Borromini, a complex personality
However, Borromini’s temper became as famous as his work. He continually fought with the oratorians of St. Philip Neri. On a building site, he once saw a man damaging some materials and had him beaten to death.
He also had a fierce resentment for Bernini who worked with him on St. Peter’s. Bernini was everything Borromini was not: famous, charming, outgoing. Borromini cared nothing for fashion or money or even sex and lived like it.
Then things began to crumble. In 1656 Pope Innocent X died and the Sant’Agnese project lost steam. Borromini resigned but Bernini picked up the slack and made many changes to Borromini’s design. His work on Santa’Andrea delle Fratte ended. Lateral extensions disfigured his facade of St. Philip Neri. Soon Borromini began illustrating bizarre behavior. He spent weeks without leaving his home. He burned all of his drawings. He suffered hypochondria and hallucinations. Then one day in 1667, he rose in a rage, found a sword and fell on it. He was 68. His suicide note bizarrely blamed his assistant for not turning on his lamp for him.

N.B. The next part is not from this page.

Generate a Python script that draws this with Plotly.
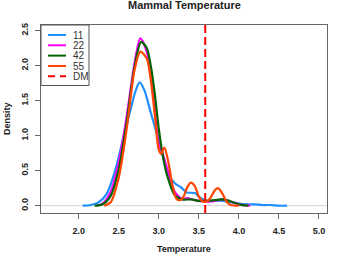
import plotly.graph_objects as go

# ---- data ----
series_names = ["11", "22", "42", "55"]
series_colors = ["#1E90FF", "#FF00FF", "#006400", "#FF4500"]

x_11 = [2.05, 2.15, 2.25, 2.35, 2.45, 2.55, 2.65, 2.70, 2.76, 2.82, 2.90, 2.97, 3.05, 3.12, 3.20, 3.28,
        3.35, 3.45, 3.52, 3.60, 3.70, 3.80, 3.90, 4.00, 4.10, 4.20, 4.30, 4.40, 4.50, 4.60]
y_11 = [0.00, 0.01, 0.05, 0.17, 0.48, 0.93, 1.38, 1.60, 1.76, 1.65, 1.33, 1.05, 0.71, 0.45, 0.32, 0.26,
        0.19, 0.18, 0.11, 0.07, 0.07, 0.07, 0.05, 0.03, 0.02, 0.02, 0.01, 0.01, 0.00, 0.00]

x_22 = [2.22, 2.30, 2.40, 2.50, 2.60, 2.70, 2.77, 2.85, 2.90, 2.95, 3.00, 3.05, 3.10, 3.20, 3.30, 3.35,
        3.45, 3.55, 3.65, 3.80, 3.90, 4.00, 4.14]
y_22 = [0.00, 0.03, 0.20, 0.62, 1.28, 2.05, 2.39, 2.20, 1.85, 1.40, 0.88, 0.74, 0.55, 0.20, 0.09, 0.11,
        0.08, 0.06, 0.06, 0.09, 0.06, 0.02, 0.00]

x_42 = [2.20, 2.30, 2.40, 2.50, 2.60, 2.70, 2.78, 2.85, 2.90, 2.95, 3.00, 3.05, 3.10, 3.20, 3.30, 3.40,
        3.50, 3.60, 3.70, 3.80, 3.90, 4.00, 4.12]
y_42 = [0.00, 0.02, 0.14, 0.52, 1.20, 2.00, 2.34, 2.25, 2.00, 1.60, 1.10, 0.72, 0.45, 0.15, 0.09, 0.09,
        0.07, 0.07, 0.08, 0.09, 0.06, 0.02, 0.00]

x_55 = [2.32, 2.40, 2.50, 2.60, 2.70, 2.77, 2.85, 2.90, 2.95, 3.00, 3.03, 3.07, 3.12, 3.17, 3.22, 3.27,
        3.31, 3.35, 3.40, 3.45, 3.50, 3.55, 3.60, 3.65, 3.70, 3.74, 3.80, 3.85, 3.90, 4.00]
y_55 = [0.00, 0.05, 0.40, 1.10, 1.95, 2.20, 2.10, 1.80, 1.30, 0.80, 0.74, 0.83, 0.62, 0.30, 0.10, 0.08,
        0.13, 0.25, 0.33, 0.28, 0.13, 0.06, 0.06, 0.12, 0.22, 0.25, 0.16, 0.05, 0.01, 0.00]

dm_value = 3.58
dm_name = "DM"

x_ticks = [2.0, 2.5, 3.0, 3.5, 4.0, 4.5, 5.0]
y_ticks = [0.0, 0.5, 1.0, 1.5, 2.0, 2.5]

title_text = "Mammal Temperature"
x_title = "Temperature"
y_title = "Density"

# ---- figure ----
W, H = 349, 261
ML, MR, MT, MB = 41, 22, 25, 48
PW, PH = W - ML - MR, H - MT - MB

FONT = "Liberation Sans, Arial, Helvetica, sans-serif"

xs = [x_11, x_22, x_42, x_55]
ys = [y_11, y_22, y_42, y_55]

fig = go.Figure()
for name, col, xv, yv in zip(series_names, series_colors, xs, ys):
    fig.add_trace(go.Scatter(x=xv, y=yv, mode="lines", name=name,
                             line=dict(color=col, width=2.2, shape="spline", smoothing=0.8),
                             showlegend=False))

# horizontal zero line
fig.add_shape(type="line", xref="paper", yref="y", x0=0, x1=1, y0=0, y1=0,
              line=dict(color="#d3d3d3", width=1), layer="below")
# DM vertical line
fig.add_shape(type="line", xref="x", yref="paper", x0=dm_value, x1=dm_value, y0=0, y1=1,
              line=dict(color="#FF0000", width=2, dash="8px,4px"))

# custom legend (R-style compact box)
def px_x(px):
    return (px - ML) / PW

def px_y(py):
    return 1 - (py - MT) / PH

fig.add_shape(type="rect", xref="paper", yref="paper",
              x0=px_x(41), x1=px_x(89), y0=px_y(85.5), y1=1,
              line=dict(color="#555555", width=1), fillcolor="white")
leg_names = series_names + [dm_name]
leg_colors = series_colors + ["#FF0000"]
row_y = [35, 45.3, 55.6, 66, 76.3]
for i, (nm, col) in enumerate(zip(leg_names, leg_colors)):
    yy = px_y(row_y[i])
    if nm == dm_name:
        fig.add_shape(type="line", xref="paper", yref="paper", x0=px_x(48), x1=px_x(66),
                      y0=yy, y1=yy, line=dict(color=col, width=2, dash="7px,5px"))
    else:
        fig.add_shape(type="line", xref="paper", yref="paper", x0=px_x(48), x1=px_x(66),
                      y0=yy, y1=yy, line=dict(color=col, width=2))
    fig.add_annotation(xref="paper", yref="paper", x=px_x(71), y=yy, text=nm,
                       showarrow=False, xanchor="left", yanchor="middle",
                       font=dict(family=FONT, size=10, color="#333333"))

# titles
fig.add_annotation(xref="paper", yref="paper", x=0.5, y=px_y(5.5), text=title_text,
                   showarrow=False, xanchor="center", yanchor="middle",
                   font=dict(family=FONT, size=11, color="#222222", weight="bold"))
fig.add_annotation(xref="paper", yref="paper", x=0.5, y=px_y(249), text=x_title,
                   showarrow=False, xanchor="center", yanchor="middle",
                   font=dict(family=FONT, size=9, color="#222222", weight="bold"))
fig.add_annotation(xref="paper", yref="paper", x=px_x(7), y=0.5, text=y_title, textangle=-90,
                   showarrow=False, xanchor="center", yanchor="middle",
                   font=dict(family=FONT, size=9, color="#222222", weight="bold"))

axis_common = dict(showgrid=False, zeroline=False, showline=True, mirror=True,
                   linecolor="#666666", linewidth=1, ticks="outside", ticklen=5,
                   tickcolor="#666666", tickformat=".1f",
                   tickfont=dict(family=FONT, size=9, color="#222222", weight="bold"))

fig.update_layout(
    width=W, height=H,
    margin=dict(l=ML, r=MR, t=MT, b=MB, pad=0),
    paper_bgcolor="white", plot_bgcolor="white",
    xaxis=dict(range=[1.53, 5.1], tickvals=x_ticks, ticklabelstandoff=4, **axis_common),
    yaxis=dict(range=[-0.104, 2.58], tickvals=y_ticks, tickangle=-90, ticklabelstandoff=3, **axis_common),
    showlegend=False,
)

fig.write_html("out.html", config={"displayModeBar": False},
               post_script="document.body.style.margin='0';document.body.style.overflow='hidden';")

Because his works were so idiosyncratic for the times, he never received the fame he felt he deserved. Like Caravaggio, another Baroque artist who wasn’t appreciated until later, Borromini began receiving recognition from the art world starting in the 19th century when inventiveness became valued. From 1976-2000, he appeared on the 100 Swiss franc note.
Too bad it all came too late. He should have read the poem Cardinal Spada wrote that can be seen at Borromini’s famed colonnade:
“In the same way that illusions may cause small shapes to appear great, worldly matters held to be great may prove to be illusory and insignificant.”